There is a fair bit of tensor shape manupulation going on to ensure the shapes align (which is often the case in these implementations), but the most important part of the implementation is only in a few lines of code. Let's zoom in on those.

First let's take a look at the expert capacity calculation

expert_capacity = int((tokens_per_batch / self.num_experts) * self.capacity_factor)

This is pretty straightforward. The reason that this is included within the forward pass itself, is to account for situations where dynamic batch sizes are used.

The next important line is the following:

limited_indices = selected_indices[:expert_capacity] if selected_indices.numel() > expert_capacity else selected_indices
if limited_indices.numel() > 0:
  #remaining logic to process and accumulate weighted expert outputs for selected tokens.

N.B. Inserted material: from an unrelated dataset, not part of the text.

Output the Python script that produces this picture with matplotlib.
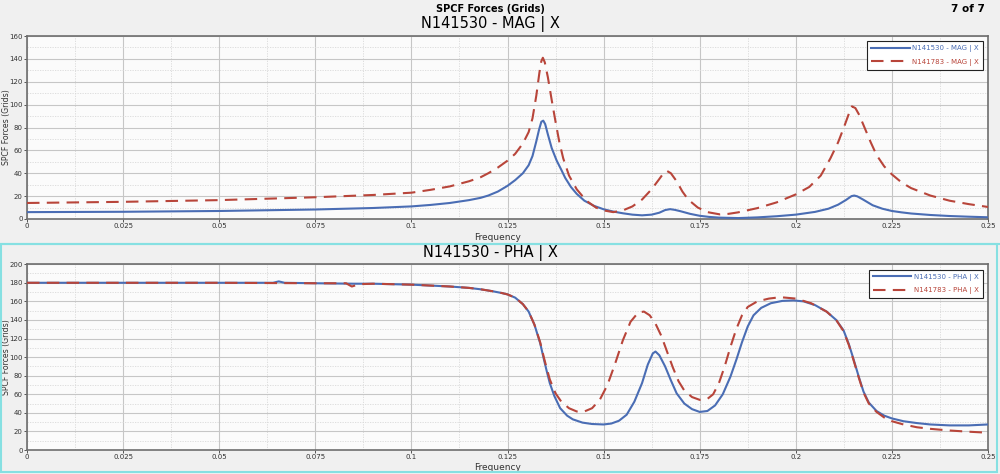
import matplotlib
matplotlib.use('Agg')
import matplotlib.pyplot as plt
from matplotlib.ticker import MultipleLocator, FuncFormatter
from matplotlib.patches import Rectangle
from matplotlib.lines import Line2D

# MAG panel, N141530 (solid blue)
mag_blue_f = [0, 0.025, 0.05, 0.075, 0.09, 0.1, 0.105, 0.11, 0.115, 0.118, 0.12, 0.1225,
              0.125, 0.127, 0.129, 0.1305, 0.1315, 0.1325, 0.1332, 0.1338, 0.1343, 0.1348,
              0.1355, 0.1365, 0.1378, 0.139, 0.14, 0.1415, 0.143, 0.145, 0.1475, 0.15, 0.1525,
              0.155, 0.1575, 0.16, 0.1625, 0.1645, 0.166, 0.1673, 0.1685, 0.17, 0.1725, 0.175,
              0.1775, 0.18, 0.185, 0.19, 0.195, 0.2, 0.205, 0.2085, 0.211, 0.213, 0.2145,
              0.2152, 0.216, 0.2175, 0.22, 0.2225, 0.225, 0.2275, 0.23, 0.235, 0.24, 0.245, 0.25]
mag_blue_v = [6, 6.3, 7, 8.3, 9.6, 11, 12.3, 14, 16.5, 18.5, 20.5, 24,
              29, 34, 40, 47, 55, 68, 78, 85, 86, 83,
              74, 62, 51, 43, 36, 28, 22, 16, 11.5, 8.5, 6.5,
              5, 3.8, 3.2, 3.8, 5.5, 7.8, 8.6, 8, 6.8, 4.5, 2.8,
              1.8, 1.2, 0.8, 1.4, 2.4, 3.8, 6.2, 9, 12.5, 16.5, 20,
              20.5, 19.8, 17, 12, 9, 7, 5.8, 4.8, 3.5, 2.6, 2, 1.5]

# MAG panel, N141783 (dashed red)
mag_red_f = [0, 0.025, 0.05, 0.075, 0.09, 0.1, 0.105, 0.11, 0.115, 0.118, 0.12, 0.1225,
             0.125, 0.127, 0.129, 0.1305, 0.1315, 0.1325, 0.1333, 0.1338, 0.1342, 0.1347,
             0.1355, 0.1365, 0.1375, 0.1385, 0.1395, 0.141, 0.143, 0.1455, 0.148, 0.15, 0.1525,
             0.155, 0.1575, 0.16, 0.1625, 0.1645, 0.1658, 0.1665, 0.1675, 0.169, 0.1705, 0.172,
             0.1745, 0.177, 0.1803, 0.1825, 0.185, 0.19, 0.195, 0.2, 0.2035, 0.2065, 0.209,
             0.211, 0.2125, 0.2138, 0.2146, 0.2155, 0.2165, 0.218, 0.2195, 0.221, 0.223, 0.225,
             0.2275, 0.23, 0.235, 0.24, 0.245, 0.25]
mag_red_v = [14, 15, 16.5, 19, 21, 23, 25.5, 28.5, 33, 36.5, 40, 45,
             51, 57, 66, 76, 88, 108, 128, 138, 141, 137,
             124, 104, 85, 67, 53, 38, 26, 16, 10, 7.5, 6,
             7.5, 11, 17, 26, 35, 41, 42, 40, 33, 24, 17,
             10, 6, 4, 4.5, 5.8, 9.5, 14.5, 21.5, 28, 38, 53,
             67, 80, 92, 98.5, 97, 91, 79, 67, 56, 46, 39,
             32, 27, 20.5, 16, 13, 10.5]

# PHA panel, N141530 (solid blue)
pha_blue_f = [0, 0.025, 0.05, 0.064, 0.0655, 0.067, 0.075, 0.085, 0.09, 0.1, 0.105, 0.11,
              0.115, 0.118, 0.121, 0.1235, 0.125, 0.127, 0.129, 0.1305, 0.132, 0.1335, 0.1345,
              0.1352, 0.136, 0.1372, 0.1387, 0.1405, 0.142, 0.1445, 0.147, 0.15, 0.152, 0.154,
              0.156, 0.158, 0.16, 0.1615, 0.1628, 0.1635, 0.1645, 0.166, 0.1675, 0.169, 0.171,
              0.173, 0.175, 0.177, 0.179, 0.181, 0.183, 0.1846, 0.186, 0.1875, 0.189, 0.191,
              0.1935, 0.1965, 0.1994, 0.202, 0.205, 0.208, 0.2105, 0.2124, 0.2138, 0.215,
              0.2163, 0.2176, 0.219, 0.221, 0.223, 0.225, 0.228, 0.2315, 0.235, 0.24, 0.245, 0.25]
pha_blue_v = [180, 180, 180, 180, 181.5, 180, 179.5, 179, 179, 178, 177, 176,
              174.5, 173, 171, 169, 167.5, 164, 157, 149, 135, 115, 97,
              85, 72, 58, 45, 37, 33, 29.5, 28, 27.5, 28.5, 31.5,
              38, 52, 72, 92, 104, 106, 102, 90, 75, 61, 50,
              44, 41, 42, 48, 60, 79, 98, 116, 133, 145, 153,
              158, 160.5, 161, 160, 156, 149, 140, 129, 114, 98,
              80, 63, 51, 42, 37, 34, 31, 29, 27.5, 26.5, 26.5, 27.5]

# PHA panel, N141783 (dashed red)
pha_red_f = [0, 0.05, 0.075, 0.083, 0.0845, 0.0865, 0.09, 0.1, 0.105, 0.11, 0.115, 0.118,
             0.121, 0.1235, 0.125, 0.127, 0.129, 0.1305, 0.132, 0.1335, 0.1345, 0.1352, 0.136,
             0.1375, 0.139, 0.141, 0.143, 0.145, 0.147, 0.149, 0.151, 0.153, 0.155, 0.157,
             0.159, 0.1605, 0.162, 0.1635, 0.165, 0.1665, 0.168, 0.1695, 0.171, 0.173, 0.175,
             0.177, 0.1785, 0.18, 0.1815, 0.183, 0.1845, 0.186, 0.1875, 0.19, 0.193, 0.196,
             0.2, 0.204, 0.208, 0.2105, 0.2124, 0.2138, 0.215, 0.2163, 0.2176, 0.219, 0.221,
             0.223, 0.225, 0.228, 0.2315, 0.235, 0.24, 0.245, 0.25]
pha_red_v = [180, 180, 179.5, 179.5, 176, 178.5, 179, 178, 177, 176, 174.5, 173,
             171, 169, 167.5, 164, 157, 149, 135, 116, 99, 88, 76,
             61, 52, 45, 41.5, 41.5, 45, 54, 70, 93, 118, 138,
             148, 149, 145, 136, 123, 106, 89, 74, 64, 57, 54,
             55, 60, 72, 90, 111, 130, 145, 154, 160, 163, 164.5,
             163, 158, 149, 140, 128, 113, 97, 79, 62, 50, 41,
             35, 31, 27.5, 24.5, 22.8, 21, 19.7, 18.6]

panels = [
    ('N141530 - MAG | X', mag_blue_f, mag_blue_v, mag_red_f, mag_red_v,
     ['N141530 - MAG | X', 'N141783 - MAG | X'], 160),
    ('N141530 - PHA | X', pha_blue_f, pha_blue_v, pha_red_f, pha_red_v,
     ['N141530 - PHA | X', 'N141783 - PHA | X'], 200),
]

blue = '#4a6db4'
red = '#b8453a'
bg = '#f0f0f0'
cyan = '#86e0e2'

fig = plt.figure(figsize=(10, 4.74), dpi=100, facecolor=bg)

# cyan frame round the lower (active) panel
fig.patches.append(Rectangle((0.001, 0.004), 0.996, 0.482, transform=fig.transFigure,
                             fill=False, edgecolor=cyan, lw=1.5))
fig.add_artist(Line2D([0, 1], [0.486, 0.486], color=cyan, lw=1.5, transform=fig.transFigure))

fig.text(0.49, 0.981, 'SPCF Forces (Grids)', ha='center', va='center', fontsize=7,
         fontweight='bold', family='Liberation Sans Narrow')
fig.text(0.985, 0.981, '7 of 7', ha='right', va='center', fontsize=7.5,
         fontweight='bold', family='Liberation Sans Narrow')

rects = [[0.027, 0.538, 0.961, 0.386], [0.027, 0.0506, 0.961, 0.392]]
title_y = [0.949, 0.466]
xlab_y = [-0.075, -0.07]

for rect, ty, xl, p in zip(rects, title_y, xlab_y, panels):
    title, bf, bv, rf, rv, labels, ymax = p
    ax = fig.add_axes(rect)
    ax.set_facecolor('#fbfbfb')
    ax.plot(bf, bv, color=blue, lw=1.5, label=labels[0], zorder=3)
    ax.plot(rf, rv, color=red, lw=1.5, ls=(0, (6, 3.5)), label=labels[1], zorder=4)
    ax.set_xlim(0, 0.25)
    ax.set_ylim(0, ymax)
    ax.xaxis.set_major_locator(MultipleLocator(0.025))
    ax.xaxis.set_minor_locator(MultipleLocator(0.0125))
    ax.yaxis.set_major_locator(MultipleLocator(20))
    ax.yaxis.set_minor_locator(MultipleLocator(10))
    ax.xaxis.set_major_formatter(FuncFormatter(lambda v, pos: '%g' % round(v, 4)))
    ax.grid(which='major', color='#c6c6c6', lw=0.8)
    ax.grid(which='minor', color='#d9d9d9', lw=0.6, ls=(0, (1.5, 1.5)))
    ax.set_axisbelow(True)
    ax.tick_params(which='major', labelsize=5, length=2, width=0.7, color='#555555',
                   labelcolor='#333333', pad=1)
    ax.tick_params(which='minor', length=0)
    for s in ax.spines.values():
        s.set_color('#6e6e6e')
        s.set_linewidth(1.2)
    ax.set_xlabel('Frequency', fontsize=6.5, color='#333333')
    ax.xaxis.set_label_coords(0.49, xl)
    ax.set_ylabel('SPCF Forces (Grids)', fontsize=5.6, color='#333333', va='center')
    ax.yaxis.set_label_coords(-0.0215, 0.5)
    fig.text(0.49, ty, title, ha='center', va='center', fontsize=10.5)
    leg = ax.legend(loc='upper right', fontsize=5, frameon=True, fancybox=False,
                    edgecolor='#222222', framealpha=1, handlelength=5.5, borderpad=0.6,
                    labelspacing=0.9, handletextpad=0.3, bbox_to_anchor=(0.998, 0.99))
    leg.get_frame().set_linewidth(0.8)
    for t, c in zip(leg.get_texts(), [blue, red]):
        t.set_color(c)

fig.savefig('out.png', dpi=100, facecolor=bg)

The selected_indices tensor identifies the tokens designated for processing by the ith expert. If the total tokens allocated to this expert surpass its capacity, the tensor is truncated to match the expert's maximum handling capacity. Otherwise, it is utilized as is for further computations.

These computations involve determining the output for each token via the expert, then applying the corresponding gating value to derive a weighted output. This weighted output is incrementally combined with the final output tensor, contributing to the overall model output.

The notebook with the implementation is here:

This approach to managing expert capacity is relatively basic. More advanced strategies are explored in literature, such as the switch transformer architecture discussed in the Google paper available at Although the method presented here simplifies capacity handling, it serves as an intuitive introduction to the concept and makes makeMoE a bit more complete!